Anyway, sorry to get all political on you. The upshot of this is that I am home-schooling the lad for the foreseeable future. I’ve heard some folks are eschewing academic work right now in solidarity with teachers. I get that, but think that in fact it would be more helpful to teachers if the kids come in already used to work and ready to go. So far, it’s going okay — where “okay” is what you get when you average out The Best of Times and The Worst of Times.
We’re having a Dickens novel of a time, apparently. That’s probably appropriate.

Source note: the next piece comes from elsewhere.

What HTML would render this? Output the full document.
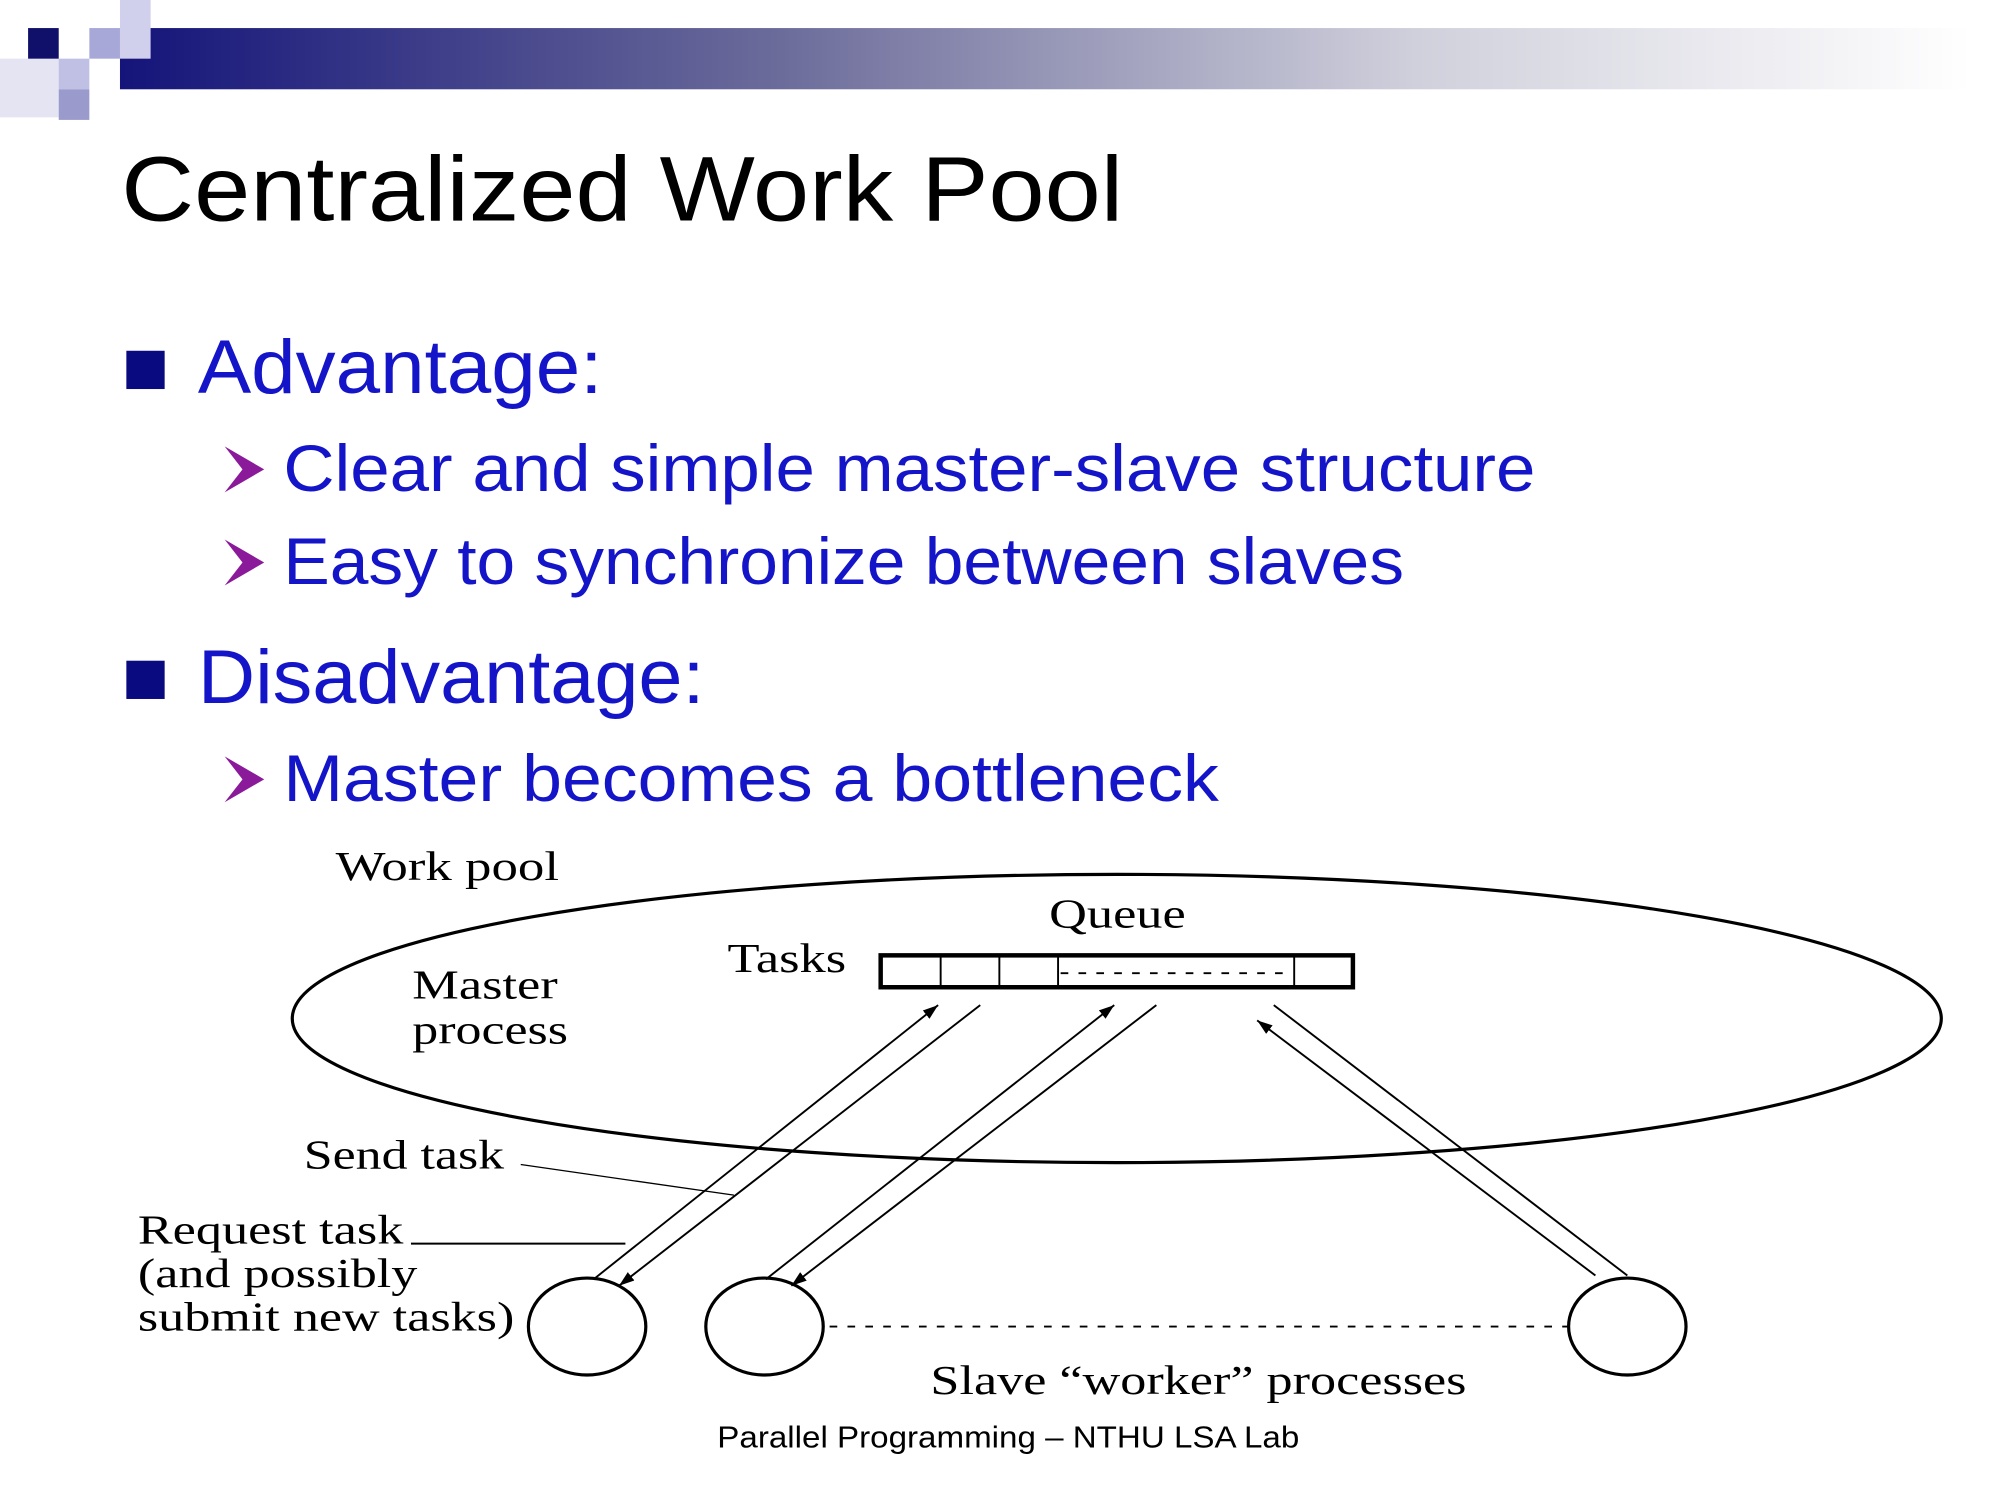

It’s not very conducive to writing, however, or at least not yet. If we kept at it long enough, our day would surely fall into a routine (ye gods, I hope he’s not out of school THAT long), but so far it’s all pretty labour-intensive. That’s one reason I’m here blogging — I’m trying to reclaim some space in the day (and in my own brain). When he was a baby, blogging was the way I kept up the discipline of writing every day.
I’ve also been getting up early to write, and have completed a book proposal! My agent is sending it to the usual suspects today, and I hope they find it promising. It’s another novel set in Goredd, dealing mostly with new characters, although there’s a bit of Phina in it as well. I don’t want to say too much, because things could still change, but fingers crossed that they give me the go-ahead. I really want to write this book.
If home-schooling is teaching anyone in this household anything, it’s teaching me that I really want to get writing again.
“I’ve also been getting up early to write, and have completed a book proposal!”
You make me feel like such a literary slacker.
Oh humbug! I’m not a stick to measure yourself against or beat yourself up with. 🙂
I admire you no end. There’s a reason I never homeschooled my children, and my failing efforts to get my teen to do educational things are proof that I made the right choice.
Why can’t we see that education is the highest of all priorities and that teachers should be paid more than lawyers?? (My own unsolicited two cents.)
Well, the knowledge that this is temporary (ye gods, it had better not be permanent) helps. And I’m with you: I don’t get it.
This sounds so much like the Philadelphia situation, with the exception that here (and, in the whole state of Pennsylvania, only here) it’s illegal for teachers to strike–not that I’m entirely sure that they wouldn’t strike anyway, if they felt that it would make a difference.
Congrats on the book proposal! That’s great!